Over Spring Break, I read Fr. Martin McGee, OSB‘s latest book, Christian Martyrs for a Muslim People, published by Paulist Press. This is a story of nineteen Catholic martyrs who died, for being Catholic, while serving a virtually completely Muslim population in Algeria.
While the land that is now Algeria was once a booming Catholic world before the Islamic faith traveled to north Africa, overall, Catholicism had only existed because of French colonial activity in the area. When Algeria gained independence in the mid-20th century, the vast majority of Catholics left the region. In the 1970s, the Algerian government consolidated many Catholic services still in the area (such as schools), leaving the various bishops, parish priests and monks with virtually no Catholic population. In fact, the book mentions one parish whose only Catholic parishioners were monks of a local monastery.
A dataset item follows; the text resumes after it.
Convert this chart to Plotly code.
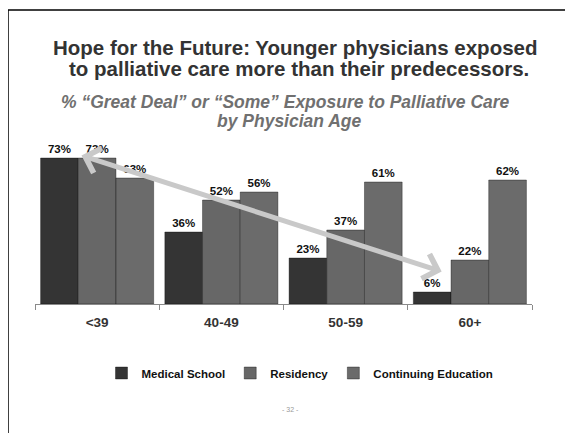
import plotly.graph_objects as go

categories = ["<39", "40-49", "50-59", "60+"]
medical_school = [73, 36, 23, 6]
residency = [73, 52, 37, 22]
continuing_ed = [63, 56, 61, 62]
series_names = ["Medical School", "Residency", "Continuing Education"]

OFF = 8  # page body margin
W, H = 573 - OFF, 433 - OFF
# plot area in screen pixels: x 35..532, y 144..304
L, R, T, B = 35 - OFF, W - (532 - OFF), 144 - OFF, H - (304 - OFF)
pw, ph = W - L - R, H - T - B

def px(x):  # screen x -> paper
    return (x - OFF - L) / pw

def py(y):  # screen y -> paper
    return (H - B - (y - OFF)) / ph

FONT = "Liberation Sans"
fig = go.Figure()
colors = ["#343434", "#676767", "#6b6b6b"]
for name, vals, col in zip(series_names, [medical_school, residency, continuing_ed], colors):
    fig.add_trace(go.Bar(
        x=categories, y=vals, name=f"<b>{name}</b>",
        marker=dict(color=col, line=dict(color="rgba(0,0,0,0.35)", width=1)),
        text=[f"{v}%" for v in vals], textposition="outside",
        textfont=dict(family=FONT, size=11.5, color="#111111"),
        texttemplate="<b>%{text}</b>", cliponaxis=False,
    ))

title_font = dict(family=FONT, size=20.5, color="#333333")
sub_font = dict(family=FONT, size=17.5, color="#707070")
annotations = [
    dict(text="<b>Hope for the Future: Younger physicians exposed</b>",
         x=px(295), y=py(47), xref="paper", yref="paper", showarrow=False,
         font=title_font, xanchor="center", yanchor="middle"),
    dict(text="<b>to palliative care more than their predecessors.</b>",
         x=px(299), y=py(68.5), xref="paper", yref="paper", showarrow=False,
         font=title_font, xanchor="center", yanchor="middle"),
    dict(text="<b><i>% \u201cGreat Deal\u201d or \u201cSome\u201d Exposure to Palliative Care</i></b>",
         x=px(285), y=py(101.5), xref="paper", yref="paper", showarrow=False,
         font=sub_font, xanchor="center", yanchor="middle"),
    dict(text="<b><i>by Physician Age</i></b>",
         x=px(289.5), y=py(121), xref="paper", yref="paper", showarrow=False,
         font=sub_font, xanchor="center", yanchor="middle"),
    dict(text="- 32 -", x=px(290), y=py(415), xref="paper", yref="paper", showarrow=False,
         font=dict(family=FONT, size=7, color="#999999")),
    # double-headed trend arrow
    dict(text="", x=2.773, y=16.2, ax=-0.138, ay=74.5, xref="x", yref="y", axref="x", ayref="y",
         showarrow=True, arrowhead=4, startarrowhead=4, arrowside="end+start",
         arrowsize=1.0, startarrowsize=1.0, arrowwidth=5, arrowcolor="#c9c9c9"),
]

shapes = [
    dict(type="line", xref="paper", yref="paper", x0=px(8), x1=px(573), y0=py(10), y1=py(10),
         line=dict(color="#000000", width=1.5)),
    dict(type="line", xref="paper", yref="paper", x0=px(8), x1=px(8), y0=py(10), y1=py(433),
         line=dict(color="#000000", width=1.5)),
]

fig.update_layout(
    width=W, height=H,
    margin=dict(l=L, r=R, t=T, b=B, pad=0),
    paper_bgcolor="white", plot_bgcolor="white",
    barmode="group", bargap=0.09, bargroupgap=0,
    showlegend=True,
    legend=dict(orientation="h", x=px(300), xanchor="center", y=py(373), yanchor="middle",
                font=dict(family=FONT, size=11.5, color="#111111"),
                itemwidth=30, traceorder="normal"),
    annotations=annotations, shapes=shapes,
    xaxis=dict(type="category", range=[-0.5, 3.5], showline=True, linecolor="#8a8a8a", linewidth=1,
               ticks="outside", tickson="boundaries", ticklen=5, tickcolor="#8a8a8a",
               tickfont=dict(family=FONT, size=13.5, color="#333333"),
               ticklabelstandoff=6,
               tickvals=categories, ticktext=[f"<b>{c}</b>" for c in categories],
               showgrid=False, fixedrange=True),
    yaxis=dict(range=[0, 80], visible=False, showgrid=False, zeroline=False),
)

fig.write_html("out.html")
In a great multi-faith twist, the Catholic ministers began to serve the Muslim population–not in religious services, but through social work. The priests and religious would operate libraries and serve the non-religious needs of the community, despite the threat from extremists to remove Christians from Algeria.
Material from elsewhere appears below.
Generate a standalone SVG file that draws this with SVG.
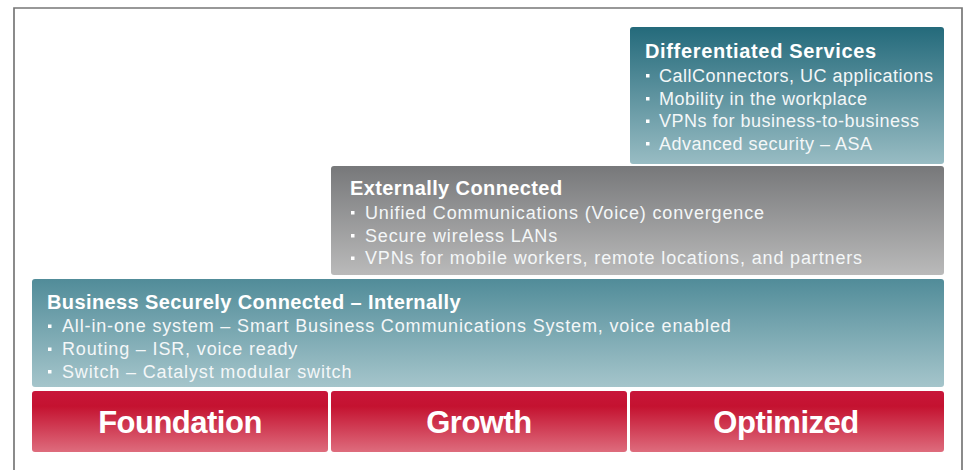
<svg xmlns="http://www.w3.org/2000/svg" width="964" height="470" viewBox="0 0 964 470">
<defs>
<linearGradient id="gTeal" x1="0" y1="0" x2="0" y2="1"><stop offset="0" stop-color="#246a7b"/><stop offset="1" stop-color="#98bcc3"/></linearGradient>
<linearGradient id="gBiz" x1="0" y1="0" x2="0" y2="1"><stop offset="0" stop-color="#518c99"/><stop offset="1" stop-color="#a5c5cb"/></linearGradient>
<linearGradient id="gGray" x1="0" y1="0" x2="0" y2="1"><stop offset="0" stop-color="#77787a"/><stop offset="1" stop-color="#bababa"/></linearGradient>
<linearGradient id="gRed" x1="0" y1="0" x2="0" y2="1"><stop offset="0" stop-color="#c8163a"/><stop offset="0.25" stop-color="#c41230"/><stop offset="1" stop-color="#de6c7d"/></linearGradient>
<style>
.title{font-family:"Liberation Sans",Arial,sans-serif;font-weight:bold;font-size:20px;fill:#fff;letter-spacing:0.4px}
.item{font-family:"Liberation Sans",Arial,sans-serif;font-size:18px;fill:#f4f7f8;letter-spacing:0.85px}
#differentiated .item{letter-spacing:0.5px}
#differentiated .title{letter-spacing:0.65px}
.stage{font-family:"Liberation Sans",Arial,sans-serif;font-weight:bold;font-size:31px;fill:#fff;letter-spacing:-0.5px;text-anchor:middle}
.bul{fill:#fff}
.frame{stroke:#777;stroke-width:1.7;fill:none}
</style>
</defs>
<rect width="964" height="470" fill="#fff"/>
<path class="frame" d="M14,470 V8 H962 V470"/>

<g id="differentiated">
<rect x="630" y="27" width="314" height="137" rx="3" fill="url(#gTeal)"/>
<text class="title" x="645" y="58">Differentiated Services</text>
<rect class="bul" x="646" y="74" width="3.5" height="3.5"/>
<text class="item" x="659" y="81.5">CallConnectors, UC applications</text>
<rect class="bul" x="646" y="97" width="3.5" height="3.5"/>
<text class="item" x="659" y="104.5">Mobility in the workplace</text>
<rect class="bul" x="646" y="119.5" width="3.5" height="3.5"/>
<text class="item" x="659" y="127">VPNs for business-to-business</text>
<rect class="bul" x="646" y="142" width="3.5" height="3.5"/>
<text class="item" x="659" y="149.5">Advanced security – ASA</text>
</g>

<g id="external">
<rect x="331" y="166" width="613" height="109" rx="3" fill="url(#gGray)"/>
<text class="title" x="350" y="195">Externally Connected</text>
<rect class="bul" x="351" y="211" width="3.5" height="3.5"/>
<text class="item" x="365" y="218.5">Unified Communications (Voice) convergence</text>
<rect class="bul" x="351" y="234" width="3.5" height="3.5"/>
<text class="item" x="365" y="241.5">Secure wireless LANs</text>
<rect class="bul" x="351" y="256.5" width="3.5" height="3.5"/>
<text class="item" x="365" y="264">VPNs for mobile workers, remote locations, and partners</text>
</g>

<g id="internal">
<rect x="32" y="279" width="912" height="108" rx="3" fill="url(#gBiz)"/>
<text class="title" x="47" y="309">Business Securely Connected – Internally</text>
<rect class="bul" x="48" y="324.5" width="3.5" height="3.5"/>
<text class="item" x="62" y="332">All-in-one system – Smart Business Communications System, voice enabled</text>
<rect class="bul" x="48" y="347.5" width="3.5" height="3.5"/>
<text class="item" x="62" y="355">Routing – ISR, voice ready</text>
<rect class="bul" x="48" y="370" width="3.5" height="3.5"/>
<text class="item" x="62" y="377.5">Switch – Catalyst modular switch</text>
</g>

<g id="foundation">
<rect x="32" y="391" width="296" height="61" rx="3" fill="url(#gRed)"/>
<text class="stage" x="180" y="433">Foundation</text>
</g>
<g id="growth">
<rect x="331" y="391" width="296" height="61" rx="3" fill="url(#gRed)"/>
<text class="stage" x="479" y="433">Growth</text>
</g>
<g id="optimized">
<rect x="630" y="391" width="314" height="61" rx="3" fill="url(#gRed)"/>
<text class="stage" x="786" y="433">Optimized</text>
</g>
<g id="connectors"/>
</svg>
The horrible actions of a few resulted in the death of nineteen Catholics in the 1990s.
Fr. McGee takes a great look inside the lives of these nineteen, explaining why they would face almost certain death in order to serve a population who was not Catholic nor would become Catholic anytime soon.
This is a great read about an aspect of our global Catholicism that I had known nothing about (beyond perhaps seeing these names on the annual list of Catholics killed for the faith). This is truly an amazing story and all Christians (not just Catholics) should read this as both a testimony of amazing lives and as an example of ways to interact with folks of other faiths.